Even a city which is considered small and calm for Korean standards is bustling with high rise buildings and is inhabited by 600 000 people. Though in accordance to the country-side status, there’s a lot of agricultural activities right next to the city center. Korea enjoys from locally produced products.
I’m living in the city of Daegu, southeast inland part of Korea. It’s the 4th biggest city in Korea with 4 mil inhabitants.
Studying in Keimyung University is bound to be a great experience for anyone, specially considering it’s a very religious university, rooted in its religious foundation. The campus area is beautiful, and has been chosen as the most beautiful campus in Korea several times.
In Korea buildings rise high, and fast, the “bali bali” (fast-fast) culture of Korea is visible, palpable and easily experienced anywhere. The country grows, and it does so very fast.
Korea has countless temples spread throughout the country, even though younger generations are growing uninterested of the past religious culture from generations before.
Of course the food in Korea is absolutely fantastic, and dining out is a conscious and daily part of Korean lifestyle. The food in Korea takes many shapes, tastes and flavors, but usually one thing never missing on a meal is “kimchi” (cabbage matured under the ground). Meals are usually served with plenty side dishes to follow up on the main dish.
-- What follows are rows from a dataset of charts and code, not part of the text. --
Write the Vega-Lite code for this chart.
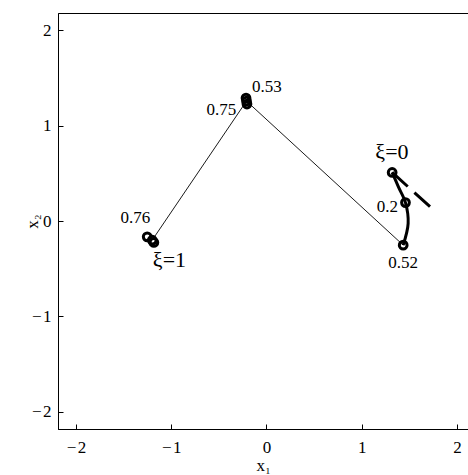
{
  "$schema": "https://vega.github.io/schema/vega-lite/v6.json",
  "autosize": {"type": "none"},
  "padding": {"left": 58, "top": 13, "right": 0, "bottom": 46},
  "width": 410.5,
  "height": 416,
  "background": "white",
  "config": {
    "view": {"stroke": "black", "strokeWidth": 1},
    "font": "Liberation Serif",
    "axis": {
      "grid": false,
      "domainColor": "black",
      "tickColor": "black",
      "labelColor": "black",
      "titleColor": "black",
      "labelFont": "Liberation Serif",
      "titleFont": "Liberation Serif",
      "labelFontSize": 17,
      "titleFontSize": 17,
      "titleFontWeight": "normal",
      "tickSize": -5,
      "tickWidth": 1
    }
  },
  "datasets": {
    "thin": [
      {"order": 1, "x1": -1.2, "x2": -0.2},
      {"order": 2, "x1": -0.21, "x2": 1.257},
      {"order": 3, "x1": 1.436, "x2": -0.253}
    ],
    "curve": [
      {"order": 1, "x1": 1.32, "x2": 0.509},
      {"order": 2, "x1": 1.387, "x2": 0.355},
      {"order": 3, "x1": 1.46, "x2": 0.193},
      {"order": 4, "x1": 1.488, "x2": -0.025},
      {"order": 5, "x1": 1.436, "x2": -0.253}
    ],
    "dash": [
      {"order": 1, "x1": 1.32, "x2": 0.509},
      {"order": 2, "x1": 1.723, "x2": 0.146}
    ],
    "pts": [
      {"x1": -1.253, "x2": -0.166},
      {"x1": -1.2, "x2": -0.201},
      {"x1": -1.183, "x2": -0.225},
      {"x1": -0.215, "x2": 1.288},
      {"x1": -0.21, "x2": 1.257},
      {"x1": -0.205, "x2": 1.226},
      {"x1": 1.32, "x2": 0.509},
      {"x1": 1.46, "x2": 0.193},
      {"x1": 1.436, "x2": -0.253}
    ],
    "nums": [
      {"x1": -1.376, "x2": 0.029, "label": "0.76"},
      {"x1": -0.475, "x2": 1.162, "label": "0.75"},
      {"x1": 0.003, "x2": 1.4, "label": "0.53"},
      {"x1": 1.271, "x2": 0.149, "label": "0.2"},
      {"x1": 1.436, "x2": -0.444, "label": "0.52"}
    ],
    "xis": [
      {"x1": -1.019, "x2": -0.41, "label": "ξ=1"},
      {"x1": 1.318, "x2": 0.725, "label": "ξ=0"}
    ]
  },
  "encoding": {
    "x": {
      "field": "x1", "type": "quantitative",
      "scale": {"domain": [-2.19, 2.122], "nice": false, "zero": false},
      "axis": {
        "title": "x₁",
        "values": [-2, -1, 0, 1, 2],
        "labelExpr": "datum.value < 0 ? '\u2212\u200a' + abs(datum.value) : datum.label",
        "labelPadding": 15,
        "titleY": 36,
        "titleBaseline": "middle"
      }
    },
    "y": {
      "field": "x2", "type": "quantitative",
      "scale": {"domain": [-2.18, 2.18], "nice": false, "zero": false},
      "axis": {
        "title": "x₂",
        "values": [-2, -1, 0, 1, 2],
        "labelExpr": "datum.value < 0 ? '\u2212\u200a' + abs(datum.value) : datum.label",
        "labelPadding": 12,
        "titleX": -26,
        "titleY": 208,
        "titleAngle": 270,
        "titleAlign": "center",
        "titleBaseline": "middle"
      }
    }
  },
  "layer": [
    {
      "data": {"name": "thin"},
      "mark": {"type": "line", "color": "black", "strokeWidth": 0.9},
      "encoding": {"order": {"field": "order", "type": "quantitative"}}
    },
    {
      "data": {"name": "curve"},
      "mark": {"type": "line", "color": "black", "strokeWidth": 3, "interpolate": "catmull-rom"},
      "encoding": {"order": {"field": "order", "type": "quantitative"}}
    },
    {
      "data": {"name": "dash"},
      "mark": {"type": "line", "color": "black", "strokeWidth": 3, "strokeDash": [21, 9]},
      "encoding": {"order": {"field": "order", "type": "quantitative"}}
    },
    {
      "data": {"name": "pts"},
      "mark": {"type": "point", "shape": "circle", "filled": false, "color": "black", "strokeWidth": 3, "size": 60, "opacity": 1}
    },
    {
      "data": {"name": "nums"},
      "mark": {"type": "text", "fontSize": 17, "font": "Liberation Serif", "color": "black", "baseline": "middle", "align": "center"},
      "encoding": {"text": {"field": "label"}}
    },
    {
      "data": {"name": "xis"},
      "mark": {"type": "text", "fontSize": 22, "font": "Liberation Serif", "color": "black", "baseline": "middle", "align": "center"},
      "encoding": {"text": {"field": "label"}}
    }
  ]
}
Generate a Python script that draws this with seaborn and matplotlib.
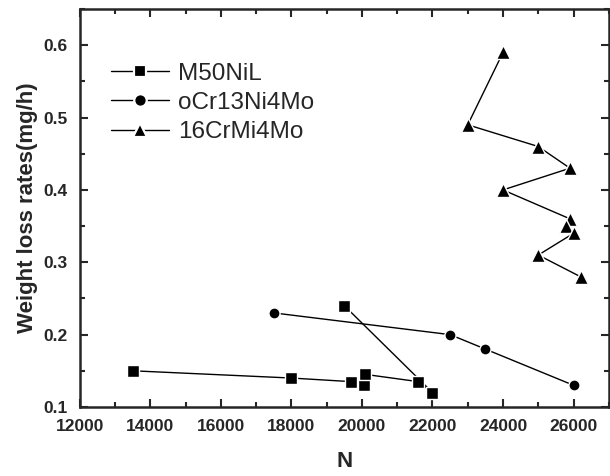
import pandas as pd
import numpy as np
import matplotlib
matplotlib.use('Agg')
import matplotlib.pyplot as plt
from matplotlib.ticker import MultipleLocator
import seaborn as sns

# data (order = drawing order of the lines)
m50_n = [13500, 18000, 19700, 20050, 20100, 21600, 22000, 19500]
m50_w = [0.150, 0.140, 0.135, 0.130, 0.145, 0.135, 0.120, 0.240]

cr13_n = [17500, 22500, 23500, 26000]
cr13_w = [0.230, 0.200, 0.180, 0.130]

cr16_n = [24000, 23000, 25000, 25900, 24000, 25900, 25800, 26000, 25000, 26200]
cr16_w = [0.590, 0.490, 0.460, 0.430, 0.400, 0.360, 0.350, 0.340, 0.310, 0.280]

labels = ['M50NiL', 'oCr13Ni4Mo', '16CrMi4Mo']

df = pd.concat([
    pd.DataFrame({'N': m50_n, 'W': m50_w, 'steel': labels[0]}),
    pd.DataFrame({'N': cr13_n, 'W': cr13_w, 'steel': labels[1]}),
    pd.DataFrame({'N': cr16_n, 'W': cr16_w, 'steel': labels[2]}),
], ignore_index=True)

sns.set_style('ticks')
plt.rcParams['font.family'] = ['Liberation Sans', 'DejaVu Sans']
narrow = ['Liberation Sans Narrow', 'Liberation Sans', 'DejaVu Sans']

fig = plt.figure(figsize=(6.1, 4.76), dpi=100)
ax = fig.add_axes([0.131, 0.145, 0.867, 0.836])

sns.lineplot(
    data=df, x='N', y='W', hue='steel', style='steel',
    sort=False, estimator=None, dashes=False,
    markers={labels[0]: 's', labels[1]: 'o', labels[2]: '^'},
    palette={l: 'black' for l in labels},
    markersize=8, markeredgecolor='white', markeredgewidth=1.0,
    linewidth=1.0, ax=ax,
)

# triangles look small next to squares, bump them up a bit
for ln in ax.lines:
    if ln.get_marker() == '^':
        ln.set_markersize(10)

ax.set_xlim(12000, 27000)
ax.set_ylim(0.1, 0.65)
ax.xaxis.set_major_locator(MultipleLocator(2000))
ax.xaxis.set_minor_locator(MultipleLocator(1000))
ax.set_yticks(np.arange(0.1, 0.61, 0.1))
ax.yaxis.set_minor_locator(MultipleLocator(0.05))

ax.tick_params(which='both', direction='in', top=True, right=True, width=1.5)
ax.tick_params(which='major', length=6)
ax.tick_params(which='minor', length=3.5)
ax.tick_params(axis='x', pad=9)
ax.tick_params(axis='y', pad=9)
for lab in ax.get_xticklabels() + ax.get_yticklabels():
    lab.set_fontweight('bold')
    lab.set_fontsize(12.5)
    lab.set_family(narrow)
for s in ax.spines.values():
    s.set_linewidth(1.8)

ax.set_xlabel('N', fontsize=16, fontweight='bold', labelpad=12)
ax.set_ylabel('Weight loss rates(mg/h)', fontsize=16, fontweight='bold', labelpad=4)

leg = ax.legend(loc='upper left', bbox_to_anchor=(0.04, 0.89), frameon=False,
                fontsize=17.5, handlelength=2.4, handletextpad=0.35,
                labelspacing=0.3, borderaxespad=0)
for h in leg.legend_handles:
    h.set_markersize(10.5 if h.get_marker() == '^' else 9)
    h.set_markeredgecolor('white')
    h.set_markeredgewidth(1.6)

fig.savefig('out.png', dpi=100)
Popular culture in Korea involves a lot of music, but only one music style to rule them all, K-Pop. Several musician groups usually perform acoustic versions of popular K-Pop songs. In this bali-bali culture it’s relieving to see people still being able to sit down and appreciate music.
Being the mountainous country that Korea is, any blog-postcard wouldn’t be complete without a mountain, and a Finnish flag, showing that no matter where, Finns will be there.